All in all, and after making allowance for my various reservations, I found this a very enjoyable account of La bayadère. I’d certainly suggest strongly that anyone new to Petipa/Minkus’s tragic masterpiece (its comedic equivalent is, of course, their Don Quixote) should make its first acquaintance via Natalia Makarova’s enhanced version (for various Royal Ballet productions: review, review & review, or else check out a La Scala performance that features superstars Svetlana Zakharova and Roberto Bolle on TDK DVD DVWW-BLLBSC).

Nevertheless, if you still wish to consider a version that omits Ms Makarova’s finale, this new one is a strong contender.
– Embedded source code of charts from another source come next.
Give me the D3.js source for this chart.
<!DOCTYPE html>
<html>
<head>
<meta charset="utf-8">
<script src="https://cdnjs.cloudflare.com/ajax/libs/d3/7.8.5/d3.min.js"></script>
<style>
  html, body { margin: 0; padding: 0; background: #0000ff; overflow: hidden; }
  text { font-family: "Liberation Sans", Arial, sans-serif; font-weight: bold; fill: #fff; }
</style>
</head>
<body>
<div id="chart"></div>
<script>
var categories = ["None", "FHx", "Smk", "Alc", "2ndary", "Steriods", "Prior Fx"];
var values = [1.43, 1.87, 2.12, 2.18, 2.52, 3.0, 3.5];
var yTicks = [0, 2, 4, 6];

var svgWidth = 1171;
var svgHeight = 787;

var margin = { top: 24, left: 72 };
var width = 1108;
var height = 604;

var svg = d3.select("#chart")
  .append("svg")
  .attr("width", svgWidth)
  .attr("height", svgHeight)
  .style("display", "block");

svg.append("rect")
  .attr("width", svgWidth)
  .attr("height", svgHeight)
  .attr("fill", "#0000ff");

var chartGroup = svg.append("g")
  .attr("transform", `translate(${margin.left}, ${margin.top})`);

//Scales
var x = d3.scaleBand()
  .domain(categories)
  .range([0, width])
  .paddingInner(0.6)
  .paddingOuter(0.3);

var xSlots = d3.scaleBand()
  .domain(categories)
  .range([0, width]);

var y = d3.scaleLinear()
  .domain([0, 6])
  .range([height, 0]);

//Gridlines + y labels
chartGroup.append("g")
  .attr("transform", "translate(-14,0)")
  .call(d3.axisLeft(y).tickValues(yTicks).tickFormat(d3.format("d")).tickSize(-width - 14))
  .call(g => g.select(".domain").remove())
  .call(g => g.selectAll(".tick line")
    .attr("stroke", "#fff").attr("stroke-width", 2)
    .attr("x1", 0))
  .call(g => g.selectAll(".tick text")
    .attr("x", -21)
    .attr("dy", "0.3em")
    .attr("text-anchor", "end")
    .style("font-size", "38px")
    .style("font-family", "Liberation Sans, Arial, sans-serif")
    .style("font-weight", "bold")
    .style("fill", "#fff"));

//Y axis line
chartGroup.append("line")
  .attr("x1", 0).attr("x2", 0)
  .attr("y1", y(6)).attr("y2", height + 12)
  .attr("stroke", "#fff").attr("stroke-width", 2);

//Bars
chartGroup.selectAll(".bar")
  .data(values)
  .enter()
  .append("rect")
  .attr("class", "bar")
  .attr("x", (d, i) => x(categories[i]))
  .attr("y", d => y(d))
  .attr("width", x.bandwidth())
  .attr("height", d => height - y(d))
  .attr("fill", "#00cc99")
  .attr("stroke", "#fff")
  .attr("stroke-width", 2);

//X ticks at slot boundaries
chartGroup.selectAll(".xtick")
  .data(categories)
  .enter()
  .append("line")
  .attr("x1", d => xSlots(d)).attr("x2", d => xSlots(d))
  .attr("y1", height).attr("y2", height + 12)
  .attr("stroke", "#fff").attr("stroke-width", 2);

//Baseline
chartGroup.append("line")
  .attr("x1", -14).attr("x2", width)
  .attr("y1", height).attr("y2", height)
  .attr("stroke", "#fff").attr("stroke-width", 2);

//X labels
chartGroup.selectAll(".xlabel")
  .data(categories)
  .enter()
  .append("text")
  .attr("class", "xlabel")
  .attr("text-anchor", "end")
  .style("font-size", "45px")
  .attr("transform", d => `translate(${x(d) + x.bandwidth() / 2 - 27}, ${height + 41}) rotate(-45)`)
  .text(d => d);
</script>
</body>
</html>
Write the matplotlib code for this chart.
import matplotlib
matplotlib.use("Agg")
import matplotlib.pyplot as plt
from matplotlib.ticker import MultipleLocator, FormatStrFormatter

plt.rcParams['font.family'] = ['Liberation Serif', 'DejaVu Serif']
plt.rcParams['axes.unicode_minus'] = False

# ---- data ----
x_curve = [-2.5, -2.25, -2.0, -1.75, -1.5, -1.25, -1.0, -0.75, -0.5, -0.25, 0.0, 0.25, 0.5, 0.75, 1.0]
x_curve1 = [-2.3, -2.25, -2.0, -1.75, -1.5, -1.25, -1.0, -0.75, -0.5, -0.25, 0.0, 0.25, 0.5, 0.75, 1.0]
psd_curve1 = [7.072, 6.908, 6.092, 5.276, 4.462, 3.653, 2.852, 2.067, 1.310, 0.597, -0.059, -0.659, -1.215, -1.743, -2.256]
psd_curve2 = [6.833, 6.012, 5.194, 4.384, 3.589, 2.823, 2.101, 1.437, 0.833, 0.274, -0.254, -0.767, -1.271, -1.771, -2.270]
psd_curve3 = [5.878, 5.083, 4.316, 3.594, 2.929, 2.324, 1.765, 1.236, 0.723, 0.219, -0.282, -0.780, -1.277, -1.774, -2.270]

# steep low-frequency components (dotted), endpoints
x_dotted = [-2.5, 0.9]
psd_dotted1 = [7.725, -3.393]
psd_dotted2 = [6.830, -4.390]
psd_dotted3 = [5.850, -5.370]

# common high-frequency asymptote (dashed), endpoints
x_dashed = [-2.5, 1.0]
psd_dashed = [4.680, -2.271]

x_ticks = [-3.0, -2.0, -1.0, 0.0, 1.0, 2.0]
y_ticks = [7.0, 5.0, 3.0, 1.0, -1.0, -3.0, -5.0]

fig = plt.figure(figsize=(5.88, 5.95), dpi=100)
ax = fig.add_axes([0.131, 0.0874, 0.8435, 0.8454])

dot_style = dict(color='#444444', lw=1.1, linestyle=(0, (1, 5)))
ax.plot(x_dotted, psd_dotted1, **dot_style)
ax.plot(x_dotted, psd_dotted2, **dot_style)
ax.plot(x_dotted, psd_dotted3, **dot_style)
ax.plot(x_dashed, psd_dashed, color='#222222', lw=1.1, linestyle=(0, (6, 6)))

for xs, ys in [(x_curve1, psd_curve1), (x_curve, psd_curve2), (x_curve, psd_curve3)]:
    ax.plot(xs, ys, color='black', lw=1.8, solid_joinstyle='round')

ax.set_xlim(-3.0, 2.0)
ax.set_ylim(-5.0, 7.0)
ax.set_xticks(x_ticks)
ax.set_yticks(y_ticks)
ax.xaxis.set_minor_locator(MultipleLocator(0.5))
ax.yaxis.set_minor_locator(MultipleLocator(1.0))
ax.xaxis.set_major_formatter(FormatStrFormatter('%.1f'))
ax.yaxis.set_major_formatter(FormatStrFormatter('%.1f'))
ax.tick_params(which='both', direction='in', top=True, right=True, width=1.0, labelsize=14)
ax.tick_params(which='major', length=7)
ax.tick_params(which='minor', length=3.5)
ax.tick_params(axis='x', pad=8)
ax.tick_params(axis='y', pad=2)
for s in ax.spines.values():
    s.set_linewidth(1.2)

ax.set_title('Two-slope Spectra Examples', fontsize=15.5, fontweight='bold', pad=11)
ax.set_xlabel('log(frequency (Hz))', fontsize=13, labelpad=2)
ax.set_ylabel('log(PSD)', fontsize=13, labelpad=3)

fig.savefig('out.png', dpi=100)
It might, indeed, have become my top recommendation, had not the Bolshoi Ballet’s resources allowed it to mount a Kingdom of the shades so unrivalled in its sheer spectacle that it remains a required purchase for anyone wanting to experience a piece of ballet history in its most impressive form (BelAir Classiques Blu-ray BAC501).

It’s good, nonetheless, to welcome a new release from a dance company that until now hasn’t been as strongly represented in the market as it might have been. It is, therefore, with the greatest anticipation that I look forward to seeing more of its filmed productions – presented, I hope, in at least the same high quality as this one – in the months and years to come.